We will conduct immunogencity and efficacy testing in mice and ferrets, and produce pre-GMP vaccine and/or cell banks suitable for cGMP manufacture and clinical testing.

Influenza vaccines have changed little for many decades, and while there have been substantial benefits to public health from using the vaccines, there are some aspects that could be significantly improved. The vaccines need frequent changes in composition to keep up with genetic drift in seasonal influenza strains, but despite that, approximately one year in 20 the vaccine does not match the circulating virus and vaccine efficacy is low, as is the case this year. Efficacy is always reduced in older adults, and a new pandemic requires a new vaccine. It takes six months to produce the new vaccine after the new pandemic virus has been identified. The recent H1N1 pandemic largely resulted in mild disease, and may be viewed as a test run for what might happen in a pandemic caused by a more pathogenic virus. Pandemic-specific vaccines were produced following worldwide co-operation, and were eventually deployed on a wide scale. Had the pandemic resulted in even as low as 1 or 2% mortality, disruption to all normal activities, including vaccine production, distribution and use, would have resulted in a very different outcome.

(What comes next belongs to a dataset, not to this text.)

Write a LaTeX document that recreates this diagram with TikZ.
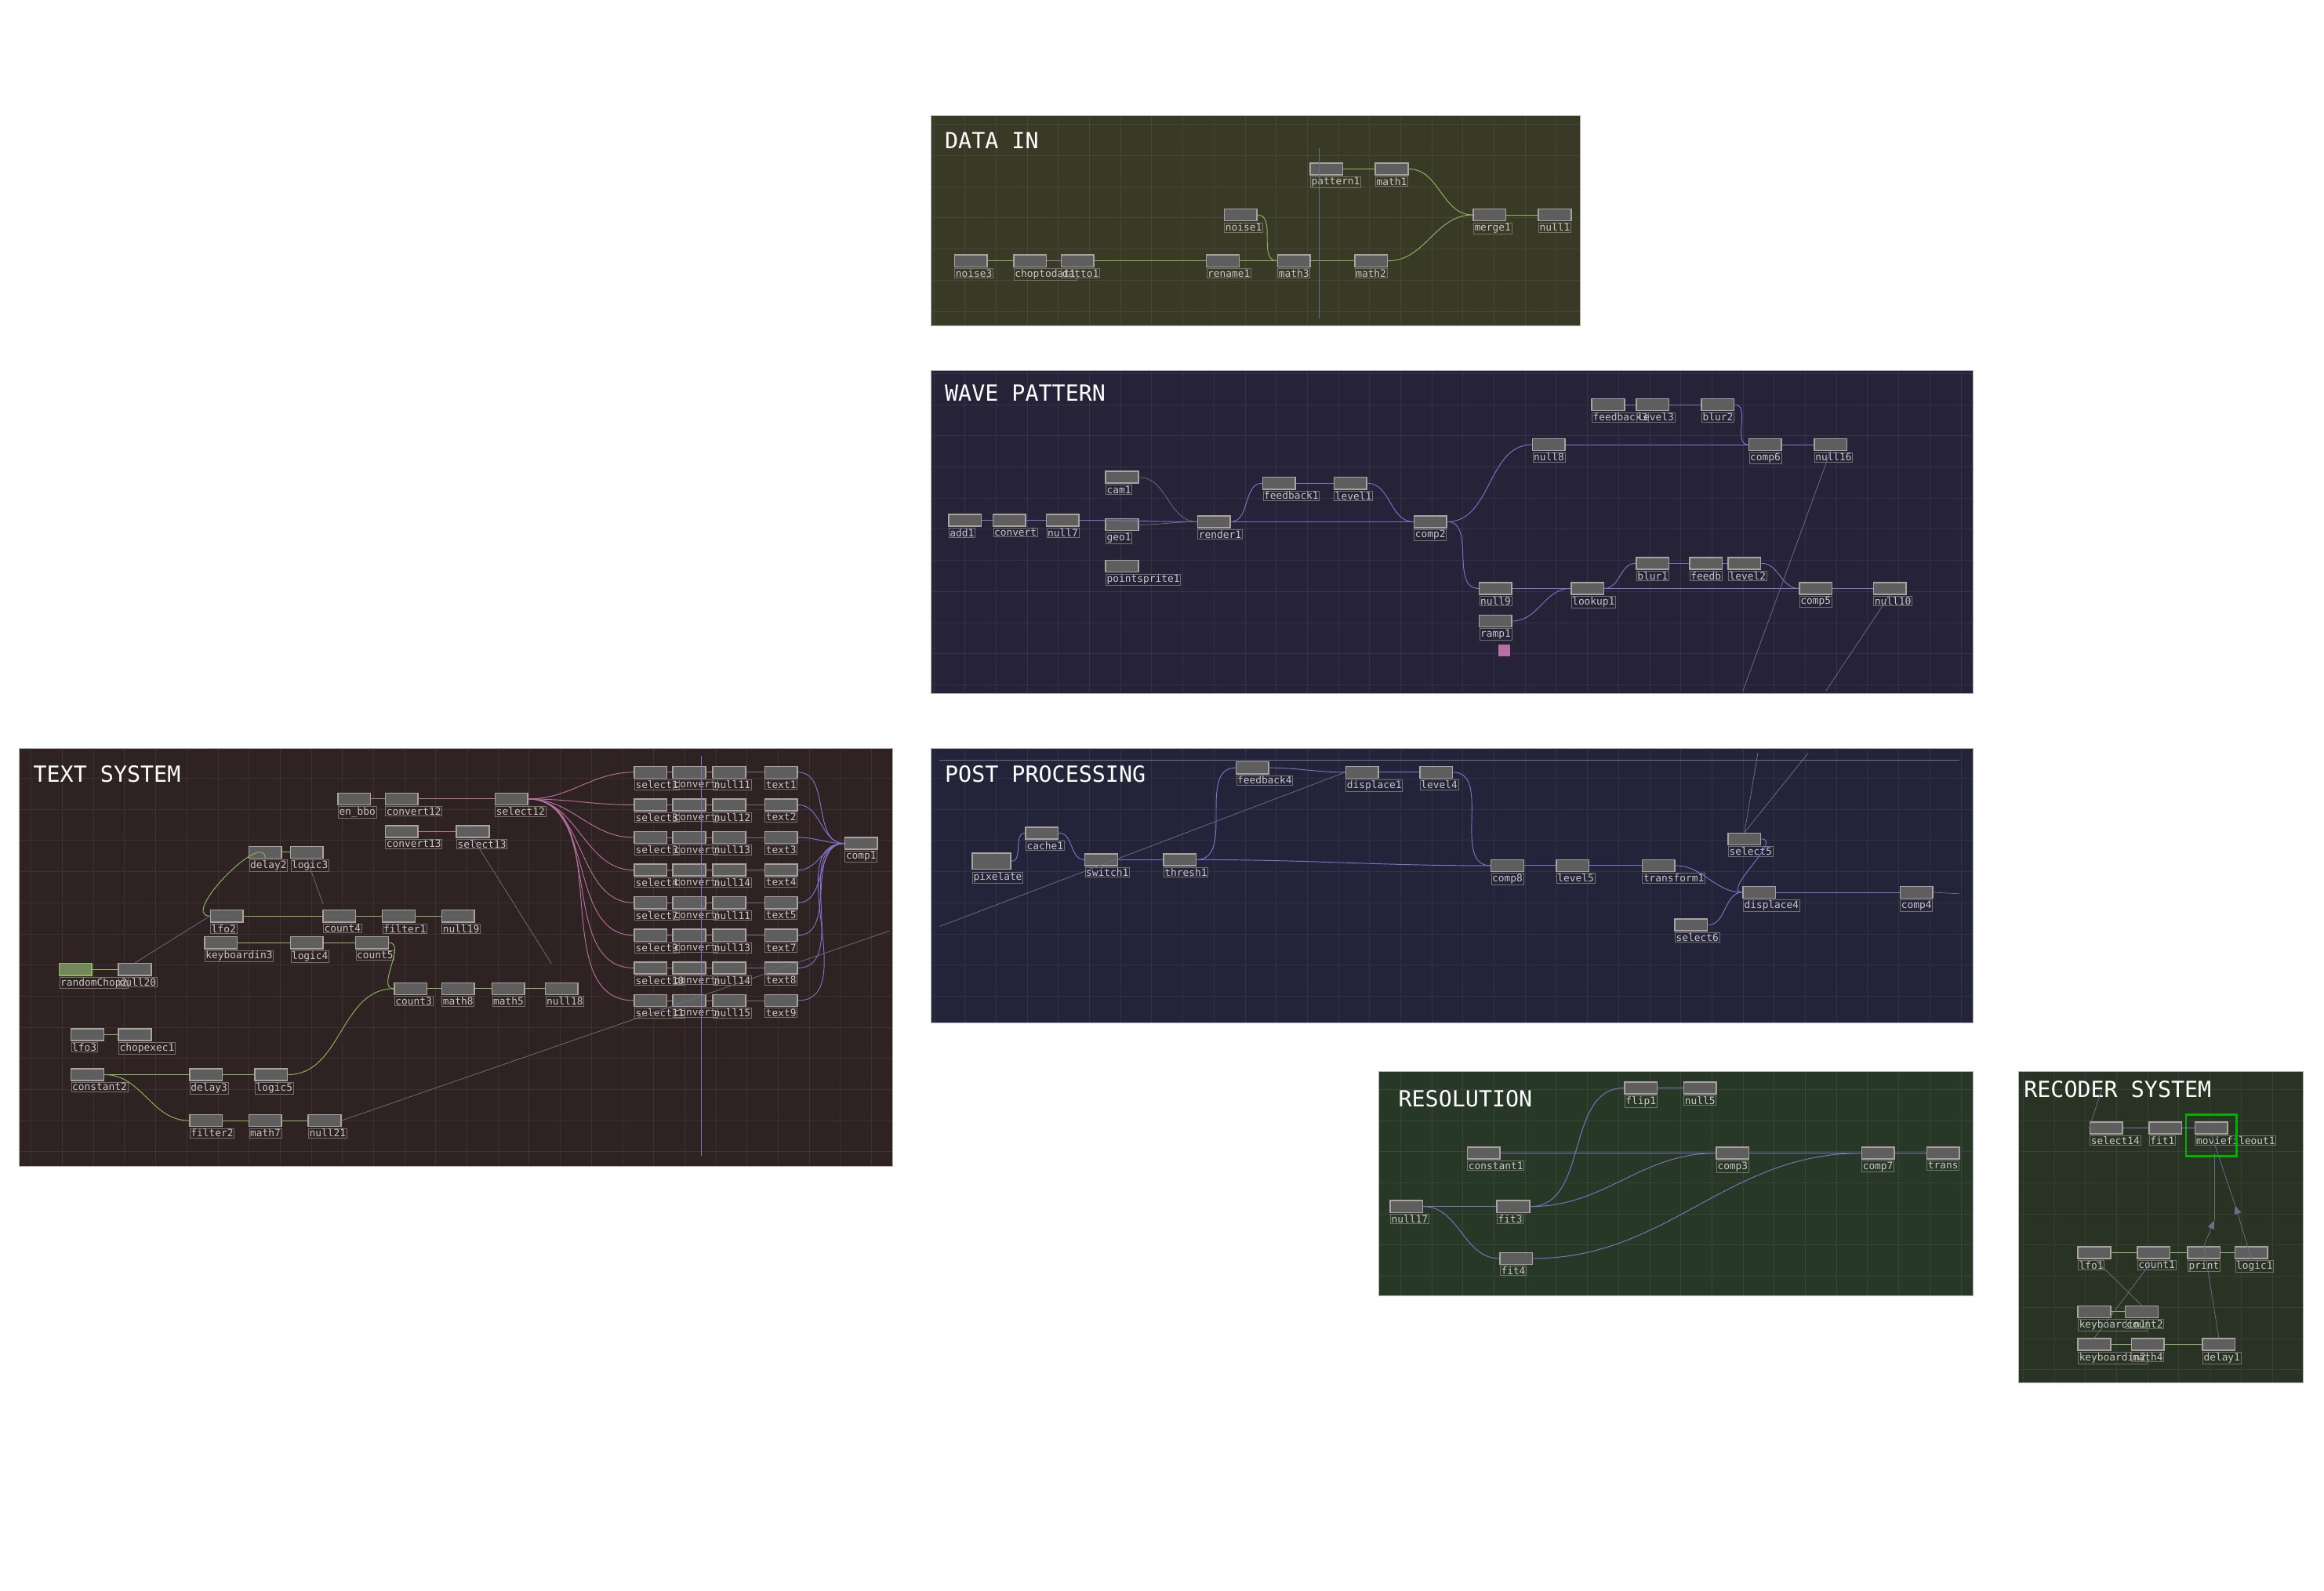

It has been known for many years that not everyone is susceptible to influenza, even at the beginning of a pandemic. We know that some immune responses to influenza are cross-reactive, but we have not known what they are, or how long they last. More information is being gathered but we do not know the relative importance of T cell responses or antibody responses to different conserved regions of the influenza virus. We do not know how to produce a broadly protective immune response by vaccination, we do not know what that immune response comprises of, and we do not know which members of the population are immune to influenza A at any particular time.
The pre-clinical vaccine development studies proposed here will go a long way to adding to our understanding. We will explore means of boosting cross-reactive immune responses to multiple antigens via both antibody and T cell responses at the same time, and test protection against influenza challenge in the ferret model.
The study will have an impact on commercial vaccine producers. There will be opportunities for them to license Intellectual Property and vaccine seed stocks to take one or both vaccines being testing into commercial production. However, once a protective immune response is more fully understood, it will be possible to make an early and rapid assessment of other technologies designed to prime or boost T cell responses to ascertain whether they are likely to be beneficial. This should be possible within three to five years.
The availability of a broadly protective influenza vaccine that is effective in older adults as well as younger ones would have a major impact on public health. If widely deployed, circulation of influenza A viruses could be considerably reduced, and the threat of a new pandemic averted. Seasonal influenza currently results in considerable economic losses which could be avoided. This will require extensive efficacy testing prior to licensure which may take up to 10 years to achieve.
The findings of the study will also be of use in the development of other vaccines, against infectious diseases and cancer.
Staff working on the study will gain experience in vaccine development, working as part of a highly skilled multi-disciplinary team at a leading research centre.